According to IBM Cost of a Data Breach Report, stolen credentials remain the most common initial attack vector, responsible for nearly 16 percent of breaches with an average cost of 4.5 million dollars per incident.
Challenges and Risks of Credential Stuffing
- Detection difficulty: Legitimate credentials and distributed attack infrastructure make credential stuffing difficult to distinguish from normal login activity.
- Scale and persistence: Attackers can test billions of credentials across multiple targets simultaneously, and attacks often continue for weeks or months.
- Downstream liability: Organizations whose users are compromised face regulatory scrutiny under GDPR, HIPAA, PCI DSS, and SOC 2 even when the original breach occurred elsewhere.
- User friction tradeoffs: Aggressive countermeasures such as CAPTCHAs and mandatory MFA can increase friction and reduce conversion rates, creating tension between security and user experience.

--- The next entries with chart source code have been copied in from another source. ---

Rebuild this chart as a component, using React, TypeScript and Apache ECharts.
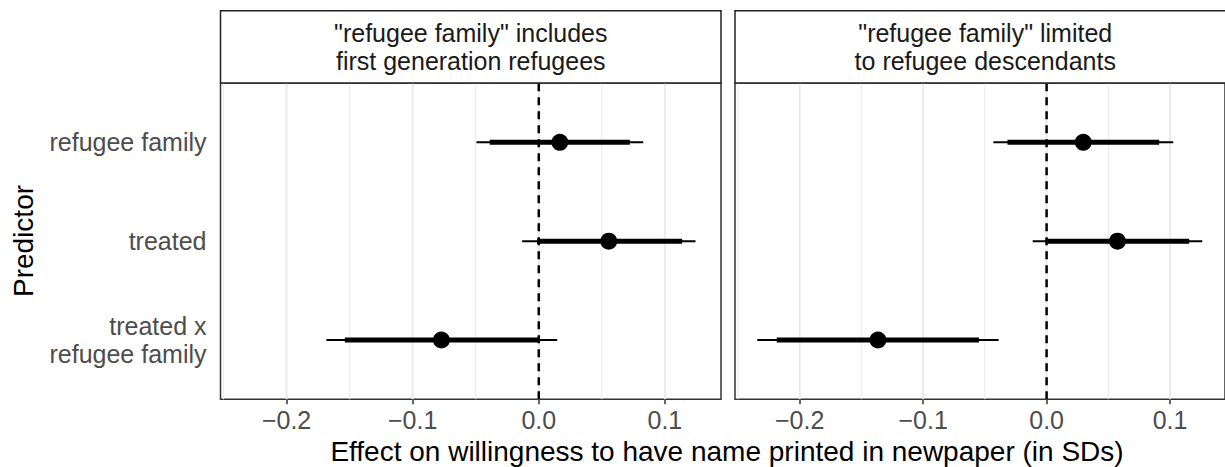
import React, { useEffect, useRef } from "react";
import * as echarts from "echarts";

// ---- data ----
const predictors = ["refugee family", "treated", "treated x\nrefugee family"];
const panelTitles = [
  ['"refugee family" includes', "first generation refugees"],
  ['"refugee family" limited', "to refugee descendants"],
];
// panel 1: "refugee family" includes first generation refugees
const est1 = [0.0167, 0.0555, -0.0772];
const low95_1 = [-0.0494, -0.0132, -0.1684];
const high95_1 = [0.0828, 0.1243, 0.0146];
const low90_1 = [-0.0389, -0.0013, -0.1538];
const high90_1 = [0.0722, 0.1137, 0.0];
// panel 2: "refugee family" limited to refugee descendants
const est2 = [0.0297, 0.0574, -0.1366];
const low95_2 = [-0.0431, -0.0113, -0.2344];
const high95_2 = [0.1026, 0.1261, -0.0389];
const low90_2 = [-0.0317, -0.0008, -0.2186];
const high90_2 = [0.0912, 0.1155, -0.0547];

const xTicks = [-0.2, -0.1, 0, 0.1];
const xMinor = [-0.25, -0.15, -0.05, 0.05];
const X_MIN = -0.2524;
const X_MAX = 0.1445;
const Y_MIN = 0.4;
const Y_MAX = 3.6;

const FONT = "'Liberation Sans', Arial, Helvetica, sans-serif";

const panels = [
  { est: est1, lo95: low95_1, hi95: high95_1, lo90: low90_1, hi90: high90_1 },
  { est: est2, lo95: low95_2, hi95: high95_2, lo90: low90_2, hi90: high90_2 },
];

const yOf = (i: number) => predictors.length - i;

const fmtX = (v: number) =>
  (v < -1e-9 ? "\u2212" : "") + Math.abs(v).toFixed(1);

export default function App() {
  const ref = useRef<HTMLDivElement>(null);
  useEffect(() => {
    if (!ref.current) return;
    const chart = echarts.init(ref.current, undefined, { renderer: "svg" });

    const gridPos = [
      { left: 220.5, top: 83, width: 500.5, height: 316.3 },
      { left: 735, top: 83, width: 500.5, height: 316.3 },
    ];

    const series: any[] = [];
    panels.forEach((p, gi) => {
      // grid lines
      const gl = [
        ...xTicks.map((v) => [v, 2]),
        ...xMinor.map((v) => [v, 1]),
      ];
      series.push({
        type: "custom",
        xAxisIndex: gi,
        yAxisIndex: gi,
        silent: true,
        z: 1,
        data: gl,
        renderItem: (params: any, api: any) => {
          const v = api.value(0);
          const w = api.value(1);
          const a = api.coord([v, Y_MIN]);
          const b = api.coord([v, Y_MAX]);
          return {
            type: "line",
            shape: { x1: a[0], y1: a[1], x2: b[0], y2: b[1] },
            style: { stroke: "#ebebeb", lineWidth: w },
          };
        },
      });
      // zero line
      series.push({
        type: "custom",
        xAxisIndex: gi,
        yAxisIndex: gi,
        silent: true,
        z: 2,
        data: [[0]],
        renderItem: (params: any, api: any) => {
          const a = api.coord([api.value(0), Y_MIN]);
          const b = api.coord([api.value(0), Y_MAX]);
          return {
            type: "line",
            shape: { x1: a[0], y1: a[1], x2: b[0], y2: b[1] },
            style: { stroke: "#000", lineWidth: 2.5, lineDash: [8, 6] },
          };
        },
      });
      // intervals
      series.push({
        type: "custom",
        xAxisIndex: gi,
        yAxisIndex: gi,
        silent: true,
        z: 3,
        data: p.est.map((_, i) => [p.lo95[i], p.hi95[i], p.lo90[i], p.hi90[i], yOf(i)]),
        encode: { x: [0, 1, 2, 3], y: 4 },
        renderItem: (params: any, api: any) => {
          const y = api.value(4);
          const a = api.coord([api.value(0), y]);
          const b = api.coord([api.value(1), y]);
          const c = api.coord([api.value(2), y]);
          const d = api.coord([api.value(3), y]);
          return {
            type: "group",
            children: [
              {
                type: "line",
                shape: { x1: a[0], y1: a[1], x2: b[0], y2: b[1] },
                style: { stroke: "#000", lineWidth: 2 },
              },
              {
                type: "line",
                shape: { x1: c[0], y1: c[1], x2: d[0], y2: d[1] },
                style: { stroke: "#000", lineWidth: 5 },
              },
            ],
          };
        },
      });
      // points
      series.push({
        type: "scatter",
        xAxisIndex: gi,
        yAxisIndex: gi,
        silent: true,
        z: 4,
        symbol: "circle",
        symbolSize: 17,
        itemStyle: { color: "#000", opacity: 1 },
        data: p.est.map((v, i) => [v, yOf(i)]),
      });
    });

    const graphic: any[] = [];
    gridPos.forEach((g, gi) => {
      graphic.push({
        type: "rect",
        shape: { x: g.left, y: 10.7, width: g.width, height: 72.3 },
        style: { fill: "#fff", stroke: "#222", lineWidth: 1.5 },
        z: 10,
      });
      panelTitles[gi].forEach((t, li) => {
        graphic.push({
          type: "text",
          x: g.left + g.width / 2,
          y: li === 0 ? 33 : 61,
          z: 11,
          style: {
            text: t,
            fontSize: 25,
            fontFamily: FONT,
            fill: "#1a1a1a",
            align: "center",
            verticalAlign: "middle",
          },
        });
      });
    });
    graphic.push({
      type: "text",
      x: 23,
      y: 241,
      rotation: Math.PI / 2,
      style: {
        text: "Predictor",
        fontSize: 28,
        fontFamily: FONT,
        fill: "#000",
        align: "center",
        verticalAlign: "middle",
      },
    });
    graphic.push({
      type: "text",
      x: 727,
      y: 451,
      style: {
        text: "Effect on willingness to have name printed in newpaper (in SDs)",
        fontSize: 28,
        fontFamily: FONT,
        fill: "#000",
        align: "center",
        verticalAlign: "middle",
      },
    });

    chart.setOption({
      animation: false,
      textStyle: { fontFamily: FONT },
      grid: gridPos.map((g) => ({
        ...g,
        show: true,
        borderColor: "#333",
        borderWidth: 1.5,
        backgroundColor: "transparent",
        containLabel: false,
      })),
      xAxis: gridPos.map((_, gi) => ({
        type: "value",
        gridIndex: gi,
        min: X_MIN,
        max: X_MAX,
        axisLine: { show: false },
        splitLine: { show: false },
        axisTick: {
          show: true,
          customValues: xTicks,
          length: 5,
          lineStyle: { color: "#333", width: 1.5 },
        },
        axisLabel: {
          customValues: xTicks,
          formatter: (v: number) => fmtX(v),
          fontSize: 25,
          color: "#4d4d4d",
          margin: 8,
          fontFamily: FONT,
        },
      })),
      yAxis: gridPos.map((_, gi) => ({
        type: "value",
        gridIndex: gi,
        min: Y_MIN,
        max: Y_MAX,
        axisLine: { show: false },
        axisTick: { show: false },
        splitLine: { show: false },
        axisLabel:
          gi === 0
            ? {
                customValues: predictors.map((_, i) => yOf(i)),
                formatter: (v: number) => predictors[predictors.length - Math.round(v)],
                fontSize: 25,
                color: "#4d4d4d",
                margin: 14,
                lineHeight: 28,
                align: "right",
                fontFamily: FONT,
              }
            : { show: false },
      })),
      series,
      graphic,
    });
    return () => chart.dispose();
  }, []);
  return (
    <div
      ref={ref}
      style={{ position: "fixed", left: 0, top: 0, width: 1225, height: 467, background: "#fff" }}
    />
  );
}
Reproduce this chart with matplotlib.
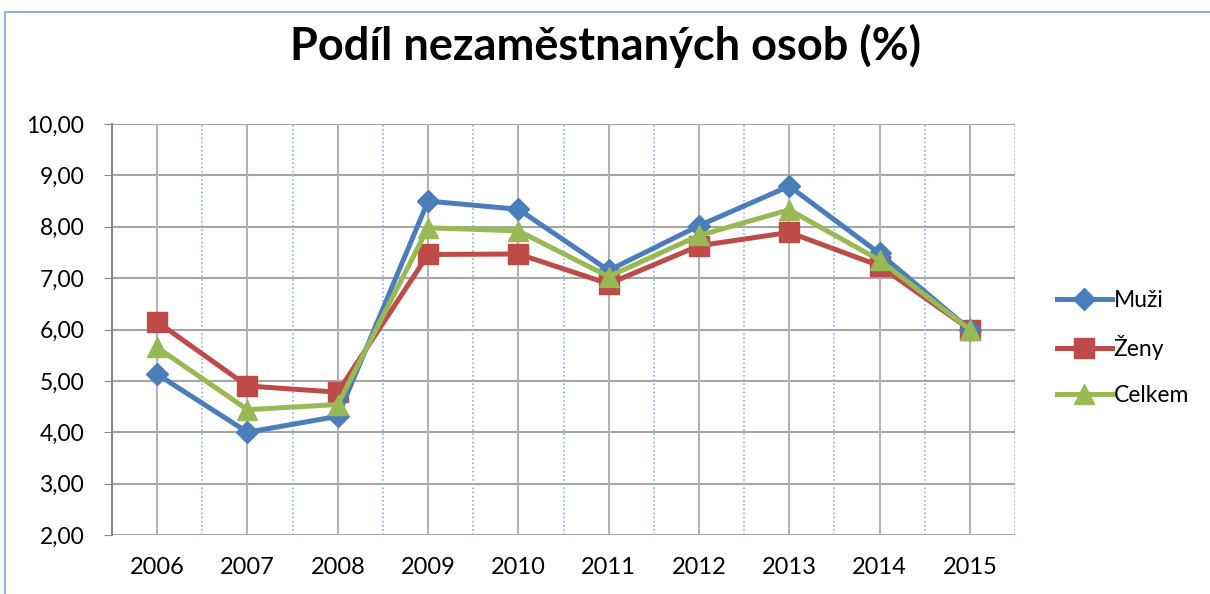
import numpy as np
import matplotlib.pyplot as plt
from matplotlib.patches import Rectangle

years = ["2006", "2007", "2008", "2009", "2010", "2011", "2012", "2013", "2014", "2015"]
muzi = [5.13, 4.00, 4.31, 8.50, 8.34, 7.15, 8.02, 8.79, 7.48, 6.00]
zeny = [6.15, 4.90, 4.78, 7.46, 7.47, 6.89, 7.63, 7.89, 7.24, 6.00]
celkem = [5.65, 4.44, 4.54, 7.98, 7.92, 7.03, 7.83, 8.33, 7.35, 6.00]

plt.rcParams['font.family'] = ['Lato', 'DejaVu Sans']

fig = plt.figure(figsize=(12.1, 5.94), dpi=100)
ax = fig.add_axes([112 / 1210, 1 - 535 / 594, 903 / 1210, 411 / 594])

# chart outer border (cropped at right/bottom)
fig.patches.append(Rectangle((5 / 1210, -0.1), 1.2, 1 - 12 / 594 + 0.1,
                             transform=fig.transFigure, fill=False,
                             edgecolor="#7ba3d6", linewidth=1.2))

x = np.arange(len(years))
ax.plot(x, muzi, "-D", color="#4a7ebb", lw=3.6, markersize=11, label="Muži", zorder=5)
ax.plot(x, zeny, "-s", color="#be4b48", lw=3.6, markersize=14, label="Ženy", zorder=4)
ax.plot(x, celkem, "-^", color="#98b954", lw=3.6, markersize=14, label="Celkem", zorder=6)

ax.set_xlim(-0.5, 9.5)
ax.set_ylim(2, 10)
ax.set_xticks(x)
ax.set_xticklabels(years, fontsize=17)
ax.set_yticks(np.arange(2, 11, 1))
ax.set_yticklabels([f"{v:.2f}".replace(".", ",") for v in range(2, 11)], fontsize=16.5)
ax.tick_params(axis="x", length=0, pad=16)
ax.tick_params(axis="y", length=6, color="#888888", pad=14)

# grid: solid gray at values/categories, dotted blue between categories
for v in range(2, 11):
    ax.axhline(v, color="#a6a6a6", lw=1.5, zorder=1)
for xi in x:
    ax.axvline(xi, color="#b3b3b3", lw=1.5, zorder=1)
for b in np.arange(0.5, 9.5, 1.0):
    ax.axvline(b, color="#8fb0e6", lw=1.2, ls=(0, (1, 1.5)), zorder=1)
ax.axvline(9.5, color="#8fb0e6", lw=1.2, ls=(0, (1, 1.5)), zorder=1)

for s in ["top", "right", "bottom"]:
    ax.spines[s].set_visible(False)
ax.spines["left"].set_color("#888888")
ax.spines["left"].set_linewidth(1.5)

fig.text(0.5, 1 - 46 / 594, "Podíl nezaměstnaných osob (%)", ha="center", va="center",
         fontsize=32.5, fontweight="bold")

fig.legend(loc="center left", bbox_to_anchor=(1036 / 1210, 1 - 348 / 594), frameon=False,
           fontsize=16.5, handlelength=2.4, handletextpad=0.1, labelspacing=1.05)

fig.savefig("out.png", dpi=100)
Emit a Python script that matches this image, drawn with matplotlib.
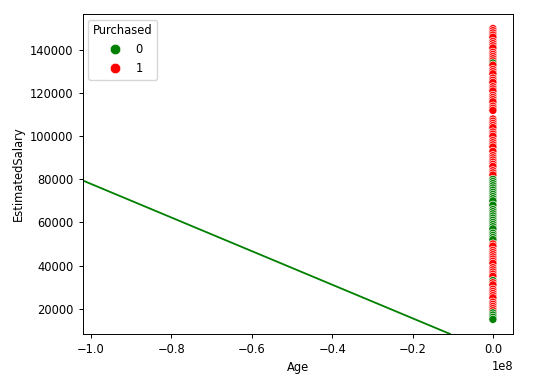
import pandas as pd
import matplotlib
matplotlib.use('Agg')
import matplotlib.pyplot as plt
import seaborn as sns

# salaries, top to bottom, in the order they are drawn
salary = [
    150000, 149000, 148000, 147000, 146000, 144000, 143000, 142000, 141000, 139000, 138000, 137000, 136000, 135000,
    134000,
    133000, 131000, 130000, 129000, 127000, 126000, 125000, 123000, 122000, 121000, 119000, 118000, 117000,
    116000, 114000, 113000, 112000, 108000, 107000, 106000, 105000, 104000, 102000, 101000, 100000, 98000,
    97000, 96000, 95000, 93000, 91000, 90000, 89000, 88000, 87000, 86000, 84000, 83000, 82000,
    69000, 67000, 56000,
    80000, 79000, 78000, 77000, 76000, 75000, 74000, 73000, 72000, 71000, 70000, 68000, 66000, 65000, 64000,
    63000, 62000, 61000, 60000, 59000, 58000, 57000, 55000, 54000, 53000, 52000,
    50000, 49000, 47000, 46000, 45000, 44000, 43000, 42000, 41000, 39000, 38000, 37000, 36000, 35000,
    33000,
    32000, 31000, 29000, 28000, 27000, 26000, 25000, 23000, 22000, 21000, 20000, 19000,
    18000, 17000, 16000, 15000,
]
purchased = (
    [1] * 14 + [0] + [1] * 39 + [1] * 3 + [0] * 26 + [1] * 14 + [0] + [1] * 12 + [0] * 4
)
age = [
    47, 49, 52, 35, 41, 46, 60, 37, 39, 42, 53, 50, 38, 48,
    35,
    41, 57, 36, 47, 59, 38, 45, 51, 40, 44, 55, 49, 39,
    42, 58, 46, 37, 50, 43, 54, 48, 39, 36, 45, 52, 41,
    47, 56, 38, 44, 49, 53, 40, 46, 57, 42, 48, 51, 39,
    52, 45, 59,
    27, 31, 26, 35, 29, 33, 24, 37, 28, 30, 36, 25, 32, 34, 21,
    38, 27, 29, 23, 31, 35, 26, 19, 33, 28, 30,
    47, 54, 50, 46, 58, 49, 45, 53, 48, 60, 51, 56, 44, 52,
    26,
    57, 48, 49, 55, 46, 59, 51, 47, 50, 53, 49, 58,
    18, 22, 20, 19,
]

# decision line endpoints
line_x = [-1.021e8, -0.107e8]
line_y = [79500, 8250]

df = pd.DataFrame({'Age': age, 'EstimatedSalary': salary, 'Purchased': purchased})

fs = 8.3
plt.rcParams.update({
    'font.size': fs,
    'axes.linewidth': 0.7,
    'xtick.major.size': 3,
    'ytick.major.size': 3,
    'xtick.major.width': 0.7,
    'ytick.major.width': 0.7,
})

fig = plt.figure(figsize=(5.4, 3.79), dpi=100)
ax = fig.add_axes([0.153, 0.119, 0.797, 0.844])

sns.scatterplot(data=df, x='Age', y='EstimatedSalary', hue='Purchased',
                palette={0: 'green', 1: 'red'}, s=34, ax=ax)
ax.plot(line_x, line_y, color='green', lw=1.3)

ax.set_xlim(-1.021e8, 0.05e8)
ax.set_ylim(8250, 156750)
ax.legend(title='Purchased', loc='upper left', fontsize=fs, title_fontsize=fs,
          markerscale=1.3)

fig.savefig('out.png', dpi=100)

- Credential availability: The sheer volume of breached credentials in circulation means the attack surface continues to grow with every new data exposure.
The Future of Credential Stuffing Defense
As attackers adopt increasingly sophisticated evasion techniques, including AI-generated behavioral mimicry and residential proxy networks, defenses must evolve beyond static rules. The future of credential stuffing mitigation lies in continuous, adaptive authentication that evaluates risk signals in real time.
Machine learning models will analyze login behavior, device context, network reputation, and historical patterns to assign dynamic risk scores to each authentication attempt. Integration with zero-trust architectures will enforce continuous verification rather than relying on a single authentication event.
The broader industry shift toward passwordless authentication through FIDO2 standards and passkeys represents the most fundamental long-term countermeasure. By eliminating shared secrets entirely, passwordless approaches remove the foundational vulnerability that credential stuffing exploits.
Conclusion
Credential stuffing is a pervasive, automated threat that transforms every data breach into a weapon against unrelated organizations and their users. Its effectiveness stems not from technical sophistication but from the persistent human habit of password reuse combined with the massive scale of available breach data.
Defending against credential stuffing requires a layered approach encompassing multi-factor authentication, bot detection, credential screening, adaptive risk analysis, and a strategic migration toward passwordless authentication. Organizations that treat credential stuffing as an inevitable and ongoing threat rather than an occasional nuisance will be best positioned to protect their users, their data, and their regulatory standing.